We must so moderate our wills and exercise discipline over ourselves that we do not fall into: I Ti.6:9, “But those who desire to be rich fall into temptation and a snare, and into many foolish and harmful lusts which drown men in destruction and perdition.”  There is an attraction there which pull men and women over the cliff.

We must moderate our affections and love for things.  I Ti. 6:10, “For the love of money is a root of all kinds of evil, for which some have strayed form the faith in their greediness, and pierced themselves through with many sorrows.”   The heart which becomes consumed with the inordinate love of things of this world will know no moderation in the pursuit of them.

We must moderate our care about getting, holding, using them resting in God’s promise to take care of us, depending on His providence to support us – Mt. 6:25, Therefore I say to you, do not worry about your life, what you will eat or what you will drink; nor about your body, what you will put on.  Is not life more than food and the body more than clothing?  Look at the birds of the air, for they neither sow nor reap nor gather into barns; yet your heavenly Father feeds them.  Are you not of more value than they?”

We must moderate our desires and find contentment in the position into which God has placed us. Heb. 13:5, “Let your conduct be without covetousness; be content with such things as you have.  For He Himself has said, “I will never leave you nor forsake you.”
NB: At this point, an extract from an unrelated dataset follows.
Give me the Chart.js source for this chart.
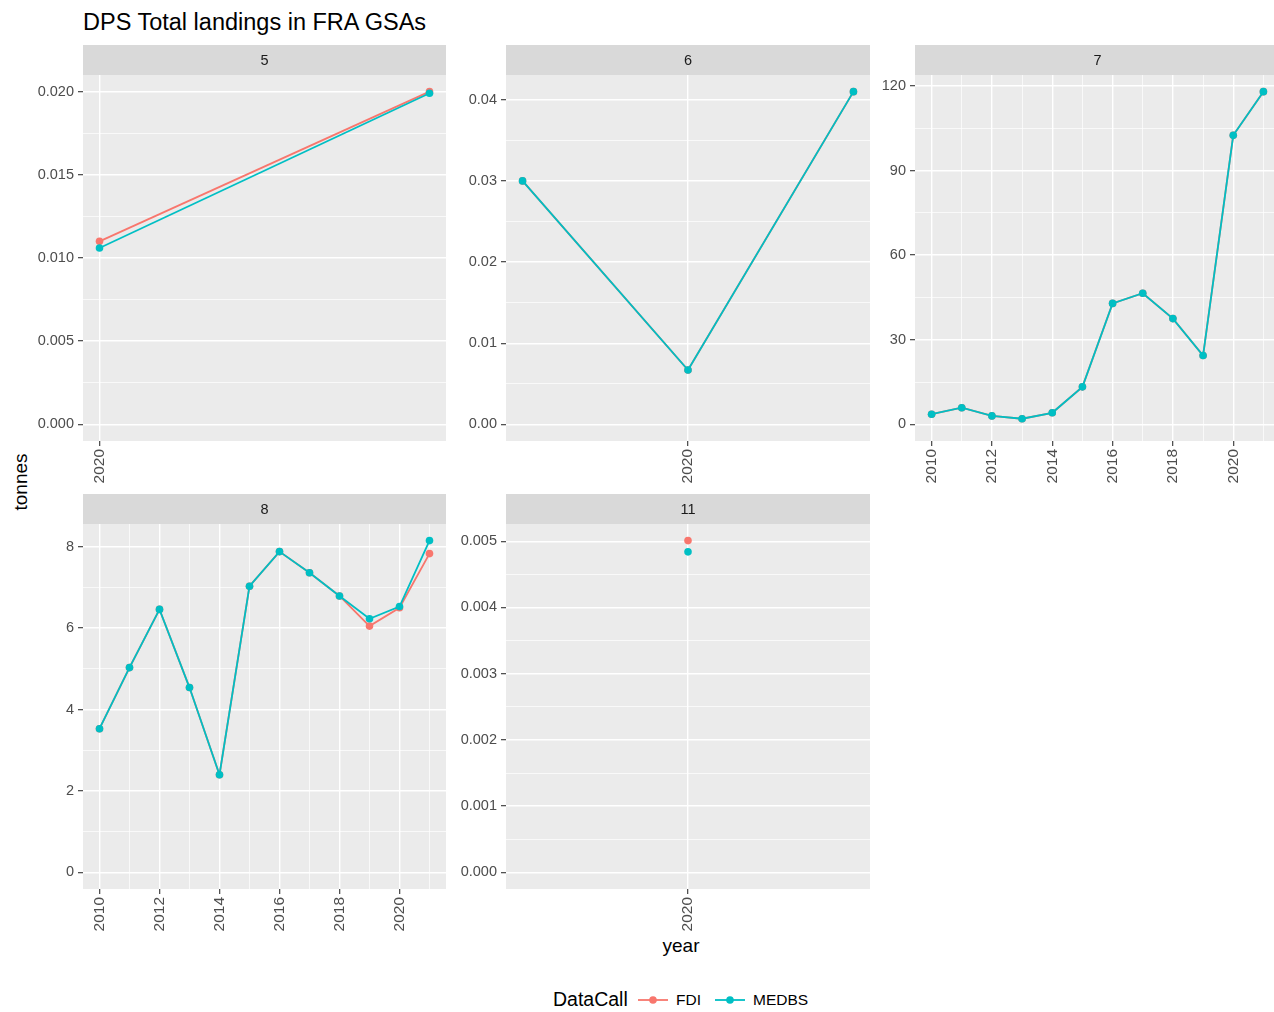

As Christians living in a watching world we very much need to demonstrate these things.  The old lessons of hard work, good work, working to the Lord, of thriftiness, saving, careful prudence, living frugally/economically are the reflections of the Gospel taken to heart and lived.  Let us bring glory to our Lord and Savior. AMEN.

 

Larger Catechism 141,  The duties required in the 8th commandment are, truth, faithfulness, and justice in contracts and commerce between man and man; rendering to every one his  due; restitution of good unlawfuly detained from the right owners thereof; giving and lending freely, according to our abilities, and the necessities of others; moderation of our judgments, wills, and affections concerning worldly goods; a provident care and study to get, keep, use, and dispose of these things which are necessary and convenient for the sustentation of our nature, and suitable to our condition; a lawful calling, and diligence in it; frugality; avoiding unnecessary law-suits, and suretiship, or other like engagements; and an endeavor, by all just and lawful means, to procure, preserve, and further the wealth and outward estate of others, as well as our own.